With only isolated snowstorms over the last two months and the mercury consistently pushing into spring temperatures, Whistler businesses continue to adapt in the face of the challenging conditions.
“We were doing OK until two days ago, then the quality of snowmobile product just hit a point where we didn’t feel it was safe or sufficient for our guests,” said Kirby Brown, CEO of The Adventure Group. “So we’ve closed our snowmobile product for now.”
Brown also said that the snowcat guests ride during the Superfly Ziplines tour has been replaced with a shuttle bus on a plowed road, much like the summertime experience.
“We’ve got a lot of demand for zipping now, so it allows us to ramp up our capacity to summer levels. People are definitely looking for alternatives to skiing. If this (weather) continues, we’ve also got a treetops course emerging from the snow. If conditions permit we’ll consider opening that up again,” he said.
Environment Canada snowfall figures for November to January show Whistler Village (657m elevation) receiving significantly less snow than the 1981-2010 average, with 75 per cent less in November, 53 per cent less in December, 30 per cent less in January and 78 per cent less in February, so far. The warm temperatures could be due to a weak El Nino, according to an Environment Canada meteorologist.
“Our core group of staff that won’t be doing snowmobiling tours now can move over and do snowshoe and ziplining tours, so hopefully we can keep them as busy as possible.”
Temperatures in the Pacific Ocean just west of B.C. were half a degree to a full degree warmer than usual early in the season.
As a result, many Whistler outdoor operators are contending with challenging conditions. The Lost Lake Nordic trails are closed until further notice, and Whistler Olympic Park re-opened without tobogganing and fatbiking after a five-day closure during the rainstorm last week. Canadian Wilderness Adventures is still running evening snowmobile tours up Blackcomb Mountain, but backcountry tours are for advanced riders only and are sold as an ATV combo tour for guests to reach the snowline. The Adventure Group has invested in several six-seater Polaris Ranger vehicles to be able to shuttle guests in the mixed snow conditions Whistler is experiencing in the valley and is moving staff to where the demand is this week.
“We (adjust) to the weather, that means you have to make some tough decisions and have some backups,” said Brown. “We’re investing in a future of unpredictability.

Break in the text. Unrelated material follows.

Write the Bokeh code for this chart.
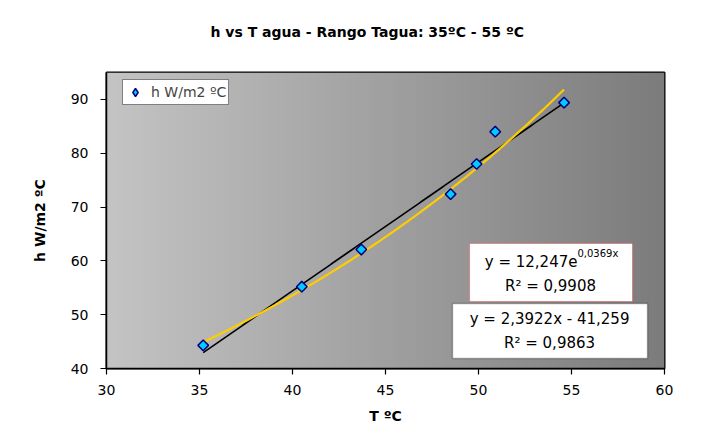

We’ve been very focused over the last year and a half with cross training employees. Our core group of staff that won’t be doing snowmobiling tours now can move over and do snowshoe and ziplining tours, so hopefully we can keep them as busy as possible.”
For U.S. Presidents’ Day week the resort is at near 100 per cent occupancy with little to snow left in the village and a forecast of mostly clear skies for the rest of the week, according to the Whistler Chamber of Commerce
Through talks with the chamber, the Resort Municipality of Whistler (RMOW) has relaxed its bylaws this week pertaining to restrictions on the Village Stroll, allowing businesses to use fixtures such as tents, balloons, mannequins and clothing racks in front of their stores to help animate the Village and engage visitors.
“I think it would be great if we could start to look at this as a tool in our kit for when we think we need to turn up the volume on the animation and colour in the village,” said chamber CEO Val Litwin. “This is something different that shakes up everyone’s schedules, so I hope that this isn’t just great for guests. I hope it also invigorates the entrepreneurs and the teams that take advantage of the relaxing of the bylaws.”